◆ **Exercise task**
Transcribe all of the material exactly, except for its pictures.

◆ **Data lines**
———

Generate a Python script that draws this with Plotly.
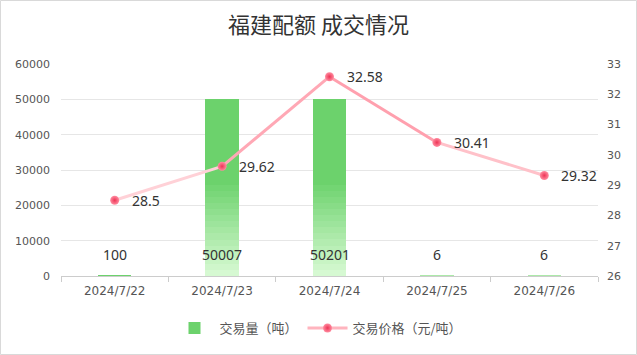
import plotly.graph_objects as go
from plotly.colors import sample_colorscale

# ---- data ----
dates = ["2024/7/22", "2024/7/23", "2024/7/24", "2024/7/25", "2024/7/26"]
volumes = [100, 50007, 50201, 6, 6]
prices = [28.5, 29.62, 32.58, 30.41, 29.32]
left_ticks = [0, 10000, 20000, 30000, 40000, 50000, 60000]
right_ticks = [26, 27, 28, 29, 30, 31, 32, 33]
title_text = "福建配额 成交情况"
bar_name = "交易量（吨）"
line_name = "交易价格（元/吨）"

# ---- styles ----
W, H = 637, 355
ML, MR, MT, MB = 61, 39, 64, 79
BAR_TOP = "rgb(108,210,108)"
BAR_BOTTOM = "rgb(214,249,210)"
FADE = 0.55
STEPS = 16
LINE_LOW = "rgb(255,220,224)"
LINE_HIGH = "rgb(255,138,156)"
DOT_EDGE = "rgb(255,140,160)"
DOT_CENTER = "rgb(238,52,86)"
NUM_FONT = "Noto Sans"
AX_FONT = "DejaVu Sans"
CJK = "Noto Sans CJK SC"

fig = go.Figure()

# base bar (solid top colour) - carries the legend entry
fig.add_trace(go.Bar(
    x=dates, y=volumes, width=0.31, name=bar_name,
    marker=dict(color=BAR_TOP, line=dict(width=0)),
    hoverinfo="skip", yaxis="y",
))
# gradient fade toward the bottom of each bar
for k in range(STEPS):
    t = k / (STEPS - 1)
    col = sample_colorscale([[0, BAR_BOTTOM], [1, BAR_TOP]], [t])[0]
    fig.add_trace(go.Bar(
        x=dates,
        base=[v * FADE * k / STEPS for v in volumes],
        y=[v * FADE / STEPS for v in volumes],
        width=0.31, showlegend=False,
        marker=dict(color=col, line=dict(width=0)),
        hoverinfo="skip", yaxis="y",
    ))

# price line segments with a vertical colour gradient
pmin, pmax = min(prices), max(prices)
for i in range(len(prices) - 1):
    mean = (prices[i] + prices[i + 1]) / 2
    t = (mean - pmin) / (pmax - pmin)
    col = sample_colorscale([[0, LINE_LOW], [1, LINE_HIGH]], [t])[0]
    fig.add_trace(go.Scatter(
        x=dates[i:i + 2], y=prices[i:i + 2], mode="lines",
        line=dict(color=col, width=3), showlegend=False,
        hoverinfo="skip", yaxis="y2",
    ))

# markers
fig.add_trace(go.Scatter(
    x=dates, y=prices, mode="markers",
    marker=dict(size=9, color=DOT_EDGE, line=dict(width=0),
                gradient=dict(type="radial", color=DOT_CENTER)),
    showlegend=False, yaxis="y2", hoverinfo="skip",
))

# price labels
for d, p in zip(dates, prices):
    fig.add_annotation(
        x=d, y=p, xref="x", yref="y2", text=str(p), showarrow=False,
        xanchor="left", yanchor="middle", xshift=15,
        font=dict(family=NUM_FONT, size=14, color="#333333"),
    )

# legend-only entry for the line
fig.add_trace(go.Scatter(
    x=[None], y=[None], mode="lines+markers", name=line_name,
    line=dict(color="rgb(255,180,190)", width=3),
    marker=dict(size=9, color=DOT_EDGE, gradient=dict(type="radial", color=DOT_CENTER)),
    yaxis="y2",
))

# bar value labels near the base
for d, v in zip(dates, volumes):
    fig.add_annotation(
        x=d, y=0, xref="x", yref="y", text=str(v), showarrow=False,
        yanchor="bottom", yshift=10,
        font=dict(family=NUM_FONT, size=14, color="#333333"),
    )

pw = W - ML - MR
ph = H - MT - MB
fig.add_shape(
    type="rect", xref="paper", yref="paper",
    x0=-(ML - 0.5) / pw, x1=1 + (MR - 0.5) / pw,
    y0=-(MB - 0.5) / ph, y1=1 + (MT - 0.5) / ph,
    line=dict(color="#d9d9d9", width=1), fillcolor="rgba(0,0,0,0)",
    layer="below",
)

fig.update_layout(
    width=W, height=H,
    margin=dict(l=ML, r=MR, t=MT, b=MB, pad=0),
    paper_bgcolor="white", plot_bgcolor="white",
    barmode="overlay", bargap=0,
    title=dict(text=title_text, x=0.5, xref="container", xanchor="center",
               y=1 - 25 / H, yref="container", yanchor="middle",
               font=dict(family=CJK, size=22, color="#333333")),
    xaxis=dict(type="category", range=[-0.5, 4.5], showgrid=False,
               showline=True, linecolor="#cccccc", linewidth=1,
               ticks="outside", tickson="boundaries", ticklen=5,
               tickcolor="#cccccc", ticklabelstandoff=4,
               tickfont=dict(family=AX_FONT, size=12, color="#555555")),
    yaxis=dict(range=[0, 60000], tickvals=left_ticks, tickformat="d",
               gridcolor="#e6e6e6", gridwidth=1, zeroline=False,
               showline=False, ticks="", ticklabelstandoff=10,
               tickfont=dict(family=AX_FONT, size=11, color="#555555")),
    yaxis2=dict(range=[26, 33], tickvals=right_ticks, overlaying="y",
                side="right", showgrid=False, zeroline=False, showline=False,
                ticks="", ticklabelstandoff=8,
                tickfont=dict(family=AX_FONT, size=11, color="#555555")),
    legend=dict(orientation="h", x=0.5 - 11 / pw, xanchor="center",
                y=-(328 - (H - MB)) / ph, yanchor="middle",
                font=dict(family=CJK, size=13, color="#555555"),
                itemwidth=40, traceorder="normal"),
    showlegend=True,
    hovermode=False,
)

fig.write_html("out.html")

———

◆ **Output for this exercise**
Generate a Python script that draws this with Plotly.
import plotly.graph_objects as go
from plotly.colors import sample_colorscale

# ---- data ----
dates = ["2024/7/22", "2024/7/23", "2024/7/24", "2024/7/25", "2024/7/26"]
volumes = [100, 50007, 50201, 6, 6]
prices = [28.5, 29.62, 32.58, 30.41, 29.32]
left_ticks = [0, 10000, 20000, 30000, 40000, 50000, 60000]
right_ticks = [26, 27, 28, 29, 30, 31, 32, 33]
title_text = "福建配额 成交情况"
bar_name = "交易量（吨）"
line_name = "交易价格（元/吨）"

# ---- styles ----
W, H = 637, 355
ML, MR, MT, MB = 61, 39, 64, 79
BAR_TOP = "rgb(108,210,108)"
BAR_BOTTOM = "rgb(214,249,210)"
FADE = 0.55
STEPS = 16
LINE_LOW = "rgb(255,220,224)"
LINE_HIGH = "rgb(255,138,156)"
DOT_EDGE = "rgb(255,140,160)"
DOT_CENTER = "rgb(238,52,86)"
NUM_FONT = "Noto Sans"
AX_FONT = "DejaVu Sans"
CJK = "Noto Sans CJK SC"

fig = go.Figure()

# base bar (solid top colour) - carries the legend entry
fig.add_trace(go.Bar(
    x=dates, y=volumes, width=0.31, name=bar_name,
    marker=dict(color=BAR_TOP, line=dict(width=0)),
    hoverinfo="skip", yaxis="y",
))
# gradient fade toward the bottom of each bar
for k in range(STEPS):
    t = k / (STEPS - 1)
    col = sample_colorscale([[0, BAR_BOTTOM], [1, BAR_TOP]], [t])[0]
    fig.add_trace(go.Bar(
        x=dates,
        base=[v * FADE * k / STEPS for v in volumes],
        y=[v * FADE / STEPS for v in volumes],
        width=0.31, showlegend=False,
        marker=dict(color=col, line=dict(width=0)),
        hoverinfo="skip", yaxis="y",
    ))

# price line segments with a vertical colour gradient
pmin, pmax = min(prices), max(prices)
for i in range(len(prices) - 1):
    mean = (prices[i] + prices[i + 1]) / 2
    t = (mean - pmin) / (pmax - pmin)
    col = sample_colorscale([[0, LINE_LOW], [1, LINE_HIGH]], [t])[0]
    fig.add_trace(go.Scatter(
        x=dates[i:i + 2], y=prices[i:i + 2], mode="lines",
        line=dict(color=col, width=3), showlegend=False,
        hoverinfo="skip", yaxis="y2",
    ))

# markers
fig.add_trace(go.Scatter(
    x=dates, y=prices, mode="markers",
    marker=dict(size=9, color=DOT_EDGE, line=dict(width=0),
                gradient=dict(type="radial", color=DOT_CENTER)),
    showlegend=False, yaxis="y2", hoverinfo="skip",
))

# price labels
for d, p in zip(dates, prices):
    fig.add_annotation(
        x=d, y=p, xref="x", yref="y2", text=str(p), showarrow=False,
        xanchor="left", yanchor="middle", xshift=15,
        font=dict(family=NUM_FONT, size=14, color="#333333"),
    )

# legend-only entry for the line
fig.add_trace(go.Scatter(
    x=[None], y=[None], mode="lines+markers", name=line_name,
    line=dict(color="rgb(255,180,190)", width=3),
    marker=dict(size=9, color=DOT_EDGE, gradient=dict(type="radial", color=DOT_CENTER)),
    yaxis="y2",
))

# bar value labels near the base
for d, v in zip(dates, volumes):
    fig.add_annotation(
        x=d, y=0, xref="x", yref="y", text=str(v), showarrow=False,
        yanchor="bottom", yshift=10,
        font=dict(family=NUM_FONT, size=14, color="#333333"),
    )

pw = W - ML - MR
ph = H - MT - MB
fig.add_shape(
    type="rect", xref="paper", yref="paper",
    x0=-(ML - 0.5) / pw, x1=1 + (MR - 0.5) / pw,
    y0=-(MB - 0.5) / ph, y1=1 + (MT - 0.5) / ph,
    line=dict(color="#d9d9d9", width=1), fillcolor="rgba(0,0,0,0)",
    layer="below",
)

fig.update_layout(
    width=W, height=H,
    margin=dict(l=ML, r=MR, t=MT, b=MB, pad=0),
    paper_bgcolor="white", plot_bgcolor="white",
    barmode="overlay", bargap=0,
    title=dict(text=title_text, x=0.5, xref="container", xanchor="center",
               y=1 - 25 / H, yref="container", yanchor="middle",
               font=dict(family=CJK, size=22, color="#333333")),
    xaxis=dict(type="category", range=[-0.5, 4.5], showgrid=False,
               showline=True, linecolor="#cccccc", linewidth=1,
               ticks="outside", tickson="boundaries", ticklen=5,
               tickcolor="#cccccc", ticklabelstandoff=4,
               tickfont=dict(family=AX_FONT, size=12, color="#555555")),
    yaxis=dict(range=[0, 60000], tickvals=left_ticks, tickformat="d",
               gridcolor="#e6e6e6", gridwidth=1, zeroline=False,
               showline=False, ticks="", ticklabelstandoff=10,
               tickfont=dict(family=AX_FONT, size=11, color="#555555")),
    yaxis2=dict(range=[26, 33], tickvals=right_ticks, overlaying="y",
                side="right", showgrid=False, zeroline=False, showline=False,
                ticks="", ticklabelstandoff=8,
                tickfont=dict(family=AX_FONT, size=11, color="#555555")),
    legend=dict(orientation="h", x=0.5 - 11 / pw, xanchor="center",
                y=-(328 - (H - MB)) / ph, yanchor="middle",
                font=dict(family=CJK, size=13, color="#555555"),
                itemwidth=40, traceorder="normal"),
    showlegend=True,
    hovermode=False,
)

fig.write_html("out.html")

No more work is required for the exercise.